Two days of fighting in rebel-held parts of northern Syria killed dozens of people as al-Qaida-linked militants press their offensive against Turkey-backed rebels, a war monitor and activists said Wednesday.
The new wave of fighting comes after President Donald Trump's abrupt announcement in mid-December that he was withdrawing 2,000 U.S. troops from Syria and Turkish threats to carry out a military operation against Kurdish fighters.
With their offensive, the al-Qaida-linked fighters are trying to cut off Turkey-backed fighters in the northern enclave of Afrin from those in the northwestern province of Idlib, amid concerns that Turkey might make a deal with Russia at the expense of the extremists, said Rami Abdurrahman who heads the Britain-based Syrian Observatory for Human Rights.
"They are trying to say we are present and no one should ignore us,'' he said of the al-Qaida-linked fighters.
The al-Qaida-linked Levant Liberation Committee and the Turkey-backed Nour el-Din el-Zinki group blamed each other for triggering the fighting, the worst in nearly three months.
The Observatory said two days of fighting in the provinces of Aleppo and Idlib have killed 31 people, including five civilians.
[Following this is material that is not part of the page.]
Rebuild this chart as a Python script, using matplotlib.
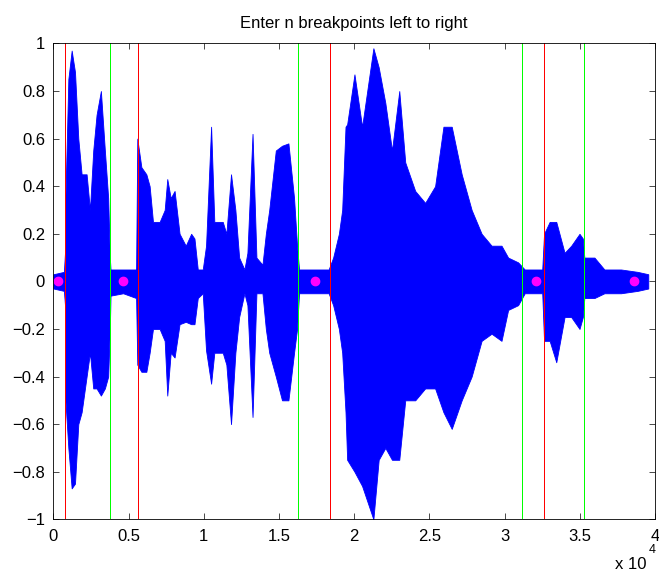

Also killed were 14 al-Qaida-linked fighters and 12 Turkey-backed gunmen.
The government-controlled Syrian Central Military Media said al-Qaida-linked fighters are now in full control of the strategic town of Daret Azzeh and have also captured the villages of Kafrantin, Fadra, Houta and Mkalbis.
The Levant Liberation Committee said Nour el-Din el-Zinki militants shot dead five people, including four of its fighters, last week. It added that a local court released an official with the Nour el-Din el-Zinki after questioning him leading to tensions in the area.
Abdurrahman said al-Qaida-linked HTS took the killing as a pretext to launch its attack.